If you are thinking about polyamory as a sexually focused practice, you might have a difficult time recognizing that cheating is still possible within these relationships.
Polyamory is entirely about love and deeper connection; sex is something that comes second to that - just like it would in your average, everyday monogamous relationship. Love comes first. Polyamory requires everyone involved to be open, honest, and everything to be done with the knowledge and consent of others. These qualities are a part of the fabric of polyamory and are quite literally apart of the fabric of the polyamorous flag as the blue stripe is ment to represent openness and honesty among partners. If you are doing something without the knowledge and consent of your other partners, you are cheating.
Just because you are open to having other relationships and/or - depending on the preferences of those involved - sexual encounters with other people doesn't mean you can go out and have those relationships/sexual encounters without telling your partner(s)!
If you couldn't bring that person to dinner without causing problems, then you are probably cheating.
While you may be living your best life in a Poly relationship, it's important to remember to put yourself first sometimes. One of the worst things about relationships, not just Poly relationships, is that you can lose sight of yourself and neglect your own self-care. It can be amazing and fulfilling to have multiple partners. However, it can also be draining at times. So if you are feeling a little drained take an evening - or a few days - to practice some serious self-care.
And if you're feeling drained, don't be afraid to ask for a little extra attention from your partner(s). To harken back to the importance of communication, you can't expect your partners to read your mind and automatically know what you need at all times. So don't be afraid to ask for what you need.
Don't be worried about seeming clingy or needy, by recognizing what you need and asking your partner to fill that need you are showing some serious emotional maturity.
One of the most important facets of any relationship is the ability and diligence to set boundaries. Boundaries become even more important as you introduce more people into your love-life.

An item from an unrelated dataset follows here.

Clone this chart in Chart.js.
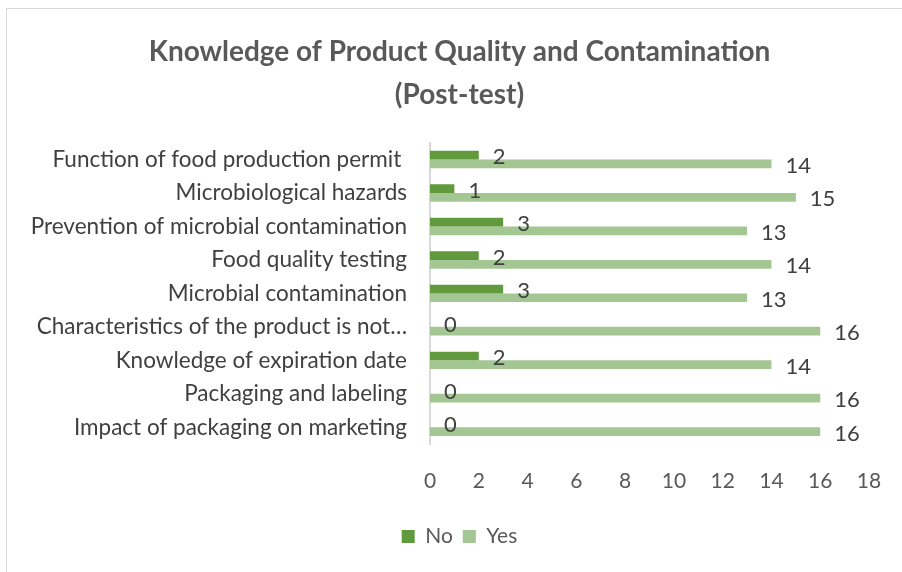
<!DOCTYPE html>
<html>
<head>
<meta charset="utf-8">
<script src="https://cdn.jsdelivr.net/npm/chart.js@4.4.1/dist/chart.umd.min.js"></script>
<style>
  html, body { margin: 0; padding: 0; background: #fff; }
  #wrap { position: relative; width: 902px; height: 572px; overflow: hidden; }
  #frame { position: absolute; left: 6px; top: 8px; width: 902px; height: 572px;
           border-top: 1px solid #d9d9d9; border-left: 1px solid #d9d9d9; }
  canvas { position: absolute; left: 0; top: 0; }
</style>
</head>
<body>
<div id="wrap">
  <div id="frame"></div>
  <canvas id="myChart" width="902" height="572"></canvas>
</div>
<script>
const categories = [
    'Function of food production permit ',
    'Microbiological hazards',
    'Prevention of microbial contamination',
    'Food quality testing',
    'Microbial contamination',
    'Characteristics of the product is not\u2026',
    'Knowledge of expiration date',
    'Packaging and labeling',
    'Impact of packaging on marketing'
];
const noValues = [2, 1, 3, 2, 3, 0, 2, 0, 0];
const yesValues = [14, 15, 13, 14, 13, 16, 14, 16, 16];
const titleLines = ['Knowledge of Product Quality and Contamination', '(Post-test)'];

const FONT = 'Lato, "Open Sans", sans-serif';

// value labels drawn just past the end of each bar
const valueLabels = {
    id: 'valueLabels',
    afterDatasetsDraw(chart) {
        const c = chart.ctx;
        c.save();
        c.font = '22px ' + FONT;
        c.fillStyle = '#404040';
        c.textAlign = 'left';
        c.textBaseline = 'middle';
        chart.data.datasets.forEach((ds, i) => {
            chart.getDatasetMeta(i).data.forEach((bar, j) => {
                c.fillText(String(ds.data[j]), bar.x + 14, bar.y + 2);
            });
        });
        c.restore();
    }
};

const ctx = document.getElementById('myChart').getContext('2d');
const myChart = new Chart(ctx, {
    type: 'bar',
    data: {
        labels: categories,
        datasets: [{
            label: 'No',
            data: noValues,
            backgroundColor: '#619a3c'
        }, {
            label: 'Yes',
            data: yesValues,
            backgroundColor: '#a3c693'
        }]
    },
    options: {
        indexAxis: 'y',
        responsive: false,
        animation: false,
        layout: {
            padding: {left: 50, right: 33, top: 30, bottom: 15}
        },
        datasets: {
            bar: {
                categoryPercentage: 0.52,
                barPercentage: 1
            }
        },
        plugins: {
            title: {
                display: true,
                text: titleLines,
                color: '#595959',
                font: {family: FONT, size: 28, weight: 'bold', lineHeight: 1.55},
                padding: {top: 0, bottom: 26}
            },
            legend: {
                display: true,
                position: 'bottom',
                labels: {
                    color: '#595959',
                    font: {family: FONT, size: 21},
                    boxWidth: 13,
                    boxHeight: 13,
                    padding: 10
                }
            },
            tooltip: {enabled: false}
        },
        scales: {
            x: {
                min: 0,
                max: 18,
                ticks: {
                    stepSize: 2,
                    color: '#595959',
                    font: {family: FONT, size: 21},
                    padding: 17
                },
                grid: {display: false},
                border: {display: false},
                afterFit(scale) { scale.height = 72; }
            },
            y: {
                ticks: {
                    color: '#404040',
                    font: {family: FONT, size: 22.5},
                    padding: 15,
                    autoSkip: false
                },
                grid: {display: false},
                border: {display: true, color: '#d9d9d9', width: 2},
                afterFit(scale) {
                    scale.width = 380;
                    // long labels run past the axis box, so don't clip them to it
                    scale._computeLabelArea = () => undefined;
                }
            }
        }
    },
    plugins: [valueLabels]
});
</script>
</body>
</html>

As your feelings develop and change, so will your boundaries. So make sure that you are clear when you set limits and be good about adjusting them as needed. If you feel like you need to adapt a boundary that you have previously set with your partner(s), then do so as soon as possible to prevent hurt feelings.
It is important in any realtionship to be conscious of and understand your boundaries as well as your partner(s)'.

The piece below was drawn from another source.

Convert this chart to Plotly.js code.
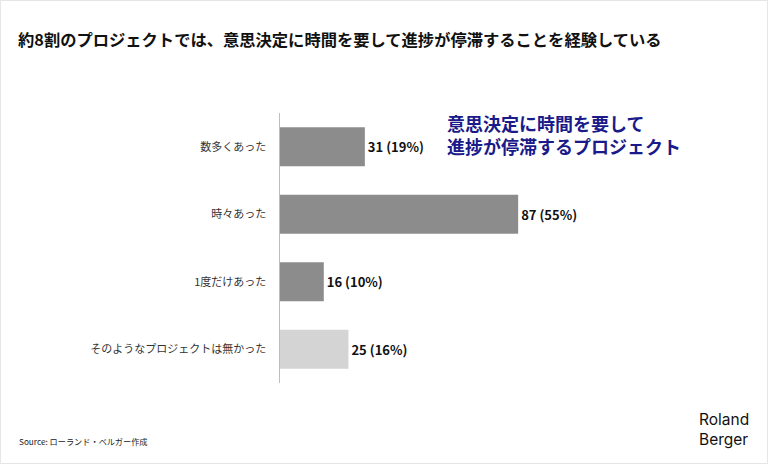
<!DOCTYPE html>
<html>
<head>
<meta charset="utf-8">
<script src="https://cdn.plot.ly/plotly-3.0.1.min.js"></script>
<style>
html,body{margin:0;padding:0;background:#fff;}
#wrap{position:relative;width:768px;height:464px;}
#chart{width:768px;height:464px;}
#frame{position:absolute;left:0;top:0;width:766px;height:462px;border:1px solid #e6e6e6;pointer-events:none;}
</style>
</head>
<body>
<div id="wrap"><div id="chart"></div><div id="frame"></div></div>
<script>
const categories = ["数多くあった", "時々あった", "1度だけあった", "そのようなプロジェクトは無かった"];
const counts = [31, 87, 16, 25];
const percents = [19, 55, 10, 16];
const barColors = ["#8c8c8c", "#8c8c8c", "#8c8c8c", "#d4d4d4"];
const titleText = "約8割のプロジェクトでは、意思決定に時間を要して進捗が停滞することを経験している";
const calloutText = "意思決定に時間を要して<br>進捗が停滞するプロジェクト";
const sourceText = "Source: ローランド・ベルガー作成";
const brandText = "Roland<br>Berger";

const labels = counts.map((c, i) => c + " (" + percents[i] + "%)");

const jp = "'Noto Sans CJK JP', 'Noto Sans', sans-serif";

const trace = {
  type: "bar",
  orientation: "h",
  y: categories,
  x: counts,
  text: labels,
  textposition: "outside",
  cliponaxis: false,
  textfont: {family: jp, size: 13, color: "#111", weight: "bold"},
  marker: {color: barColors, line: {width: 0}},
  hoverinfo: "none"
};

const layout = {
  width: 768, height: 464,
  margin: {l: 280, r: 50, t: 113, b: 81},
  paper_bgcolor: "#fff", plot_bgcolor: "#fff",
  showlegend: false,
  bargap: 0.42,
  xaxis: {range: [0, 160], visible: false, fixedrange: true},
  yaxis: {
    autorange: "reversed",
    showline: true, linecolor: "#bdbdbd", linewidth: 1.5,
    ticks: "", showgrid: false, zeroline: false,
    ticklabelstandoff: 10,
    tickfont: {family: jp, size: 11, color: "#333"}
  },
  title: {
    text: titleText,
    font: {family: jp, size: 16.3, color: "#111", weight: "bold"},
    x: 18 / 768, xref: "container", xanchor: "left",
    y: 1 - 40 / 464, yref: "container", yanchor: "middle"
  },
  annotations: [
    {text: calloutText, xref: "paper", yref: "paper", x: (445 - 280) / 438, y: 1 - (134 - 113) / 270,
     xanchor: "left", yanchor: "middle", align: "left", showarrow: false,
     font: {family: jp, size: 18, color: "#1a1a8a", weight: "bold"}},
    {text: sourceText, xref: "paper", yref: "paper", x: (17 - 280) / 438, y: 1 - (441 - 113) / 270,
     xanchor: "left", yanchor: "middle", showarrow: false,
     font: {family: jp, size: 8.2, color: "#222"}},
    {text: brandText, xref: "paper", yref: "paper", x: (697 - 280) / 438, y: 1 - (429 - 113) / 270,
     xanchor: "left", yanchor: "middle", align: "left", showarrow: false,
     font: {family: "Inter, 'Noto Sans', sans-serif", size: 15.5, color: "#111"}}
  ]
};

Plotly.newPlot("chart", [trace], layout, {displayModeBar: false, staticPlot: true});
</script>
</body>
</html>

While you might think that if you're poly, you should always have multiple partners, this is not true especially if your base relationship is not healthy. IF you do not have a healthy relationship and strong trust between you and your partner do not - I repeat, do not - add another relationship to the mix.

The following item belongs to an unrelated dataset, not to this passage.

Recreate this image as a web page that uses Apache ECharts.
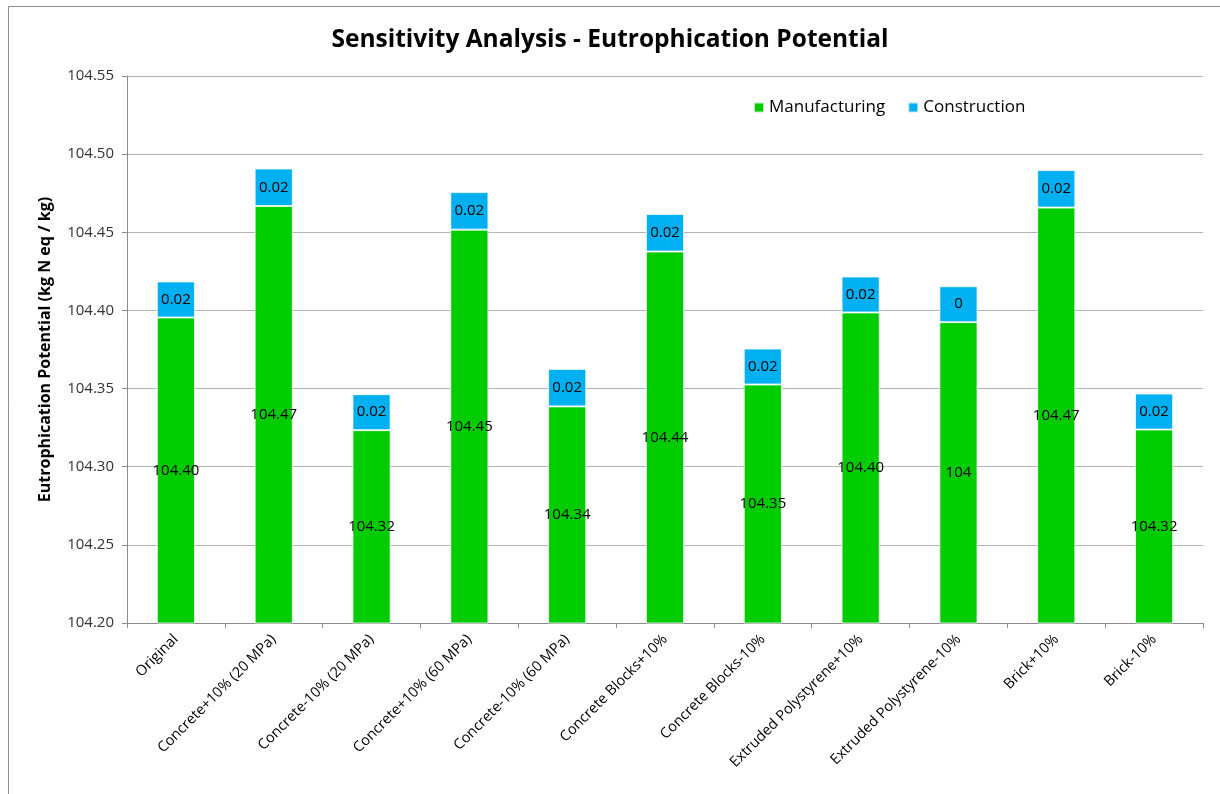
<!DOCTYPE html>
<html>
<head>
<meta charset="utf-8">
<title>Sensitivity Analysis - Eutrophication Potential</title>
<script src="https://cdn.jsdelivr.net/npm/echarts@6/dist/echarts.min.js"></script>
<style>
  html, body { margin: 0; padding: 0; background: #ffffff; }
  #chart { width: 1220px; height: 794px; }
</style>
</head>
<body>
<div id="chart"></div>
<script>
// Scenario names along the x axis
const categories = [
  'Original',
  'Concrete+10% (20 MPa)',
  'Concrete-10% (20 MPa)',
  'Concrete+10% (60 MPa)',
  'Concrete-10% (60 MPa)',
  'Concrete Blocks+10%',
  'Concrete Blocks-10%',
  'Extruded Polystyrene+10%',
  'Extruded Polystyrene-10%',
  'Brick+10%',
  'Brick-10%'
];

// Eutrophication potential per life-cycle stage (kg N eq / kg)
const manufacturing = [104.3955, 104.4668, 104.3234, 104.4517, 104.3386, 104.4377, 104.3526, 104.3987, 104.3925, 104.4658, 104.3238];
const construction  = [0.023, 0.024, 0.023, 0.024, 0.024, 0.024, 0.023, 0.023, 0.023, 0.024, 0.023];

// Decimal places shown in each scenario's data labels
const labelDecimals = [2, 2, 2, 2, 2, 2, 2, 2, 0, 2, 2];

// Value axis range and tick step
const yMin = 104.20;
const yMax = 104.55;
const yStep = 0.05;

const FONT = '"Open Sans", "Noto Sans", sans-serif';

const chart = echarts.init(document.getElementById('chart'), null, { renderer: 'canvas' });

const labelStyle = {
  show: true,
  position: 'inside',
  color: '#000000',
  fontFamily: FONT,
  fontSize: 15,
  formatter: p => p.value.toFixed(labelDecimals[p.dataIndex])
};

chart.setOption({
  animation: false,
  backgroundColor: '#ffffff',
  textStyle: { fontFamily: FONT },
  graphic: [{
    type: 'rect',
    silent: true,
    shape: { x: 8.5, y: 6.5, width: 1240, height: 820 },
    style: { fill: 'none', stroke: '#8c8c8c', lineWidth: 1 },
    z: -10
  }],
  title: {
    text: 'Sensitivity Analysis - Eutrophication Potential',
    left: 'center',
    top: 23,
    textStyle: { fontFamily: FONT, fontWeight: 'bold', fontSize: 24.5, color: '#000000' }
  },
  legend: {
    left: 748,
    top: 94,
    icon: 'rect',
    itemWidth: 10,
    itemHeight: 10,
    itemGap: 22,
    textStyle: { fontFamily: FONT, fontSize: 17, color: '#000000' },
    data: ['Manufacturing', 'Construction']
  },
  grid: { left: 127, right: 17, top: 76, bottom: 171, containLabel: false },
  xAxis: {
    type: 'category',
    data: categories,
    axisLine: { lineStyle: { color: '#8c8c8c', width: 1 } },
    axisTick: { show: true, length: 5, lineStyle: { color: '#8c8c8c' } },
    axisLabel: {
      rotate: 45,
      interval: 0,
      margin: 14,
      fontFamily: FONT,
      fontSize: 14.5,
      color: '#000000'
    }
  },
  yAxis: {
    type: 'value',
    min: yMin,
    max: yMax,
    interval: yStep,
    name: 'Eutrophication Potential (kg N eq / kg)',
    nameLocation: 'middle',
    nameGap: 74,
    nameTextStyle: { fontFamily: FONT, fontWeight: 'bold', fontSize: 16, color: '#000000' },
    axisLine: { show: true, lineStyle: { color: '#8c8c8c', width: 1 } },
    axisTick: { show: true, length: 5, lineStyle: { color: '#8c8c8c' } },
    axisLabel: {
      margin: 13,
      fontFamily: FONT,
      fontSize: 15,
      color: '#333333',
      formatter: v => v.toFixed(2)
    },
    splitLine: { show: true, lineStyle: { color: '#b4b4b4', width: 1 } }
  },
  series: [
    {
      name: 'Manufacturing',
      type: 'bar',
      stack: 'total',
      barWidth: '39%',
      data: manufacturing,
      itemStyle: { color: '#00cc00', borderColor: 'rgba(255,255,255,0.75)', borderWidth: 1 },
      label: labelStyle
    },
    {
      name: 'Construction',
      type: 'bar',
      stack: 'total',
      barWidth: '39%',
      data: construction,
      itemStyle: { color: '#00b0f0', borderColor: 'rgba(255,255,255,0.75)', borderWidth: 1 },
      label: labelStyle
    }
  ]
});
</script>
</body>
</html>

This leave so much room for failure. If you cannot have one healthy relationship, you should not try to have more than one relationship. Introducing another is a selfish and reckless move to make as you are leaving yourself, and your partners, open to getting hurt.
Do some maintenance on your current relationship before you even dare to bring another person into the fold. It's not fair to neglect your current relationship while you start another. It also might be a sign that your partner is a total creep deep down if he wants to bring another partner into a failing relationship for mostly sexual reasons.
It is important to understand that people love in different ways. So when you introduce another partner into the situation, know that you cannot love any two partners in the same way.
Everyone loves and needs to be loved differently, which is the beauty of polyamory! These relationships will all be different from one another, and you should take joy in that.
Go forth and love more (responsibly).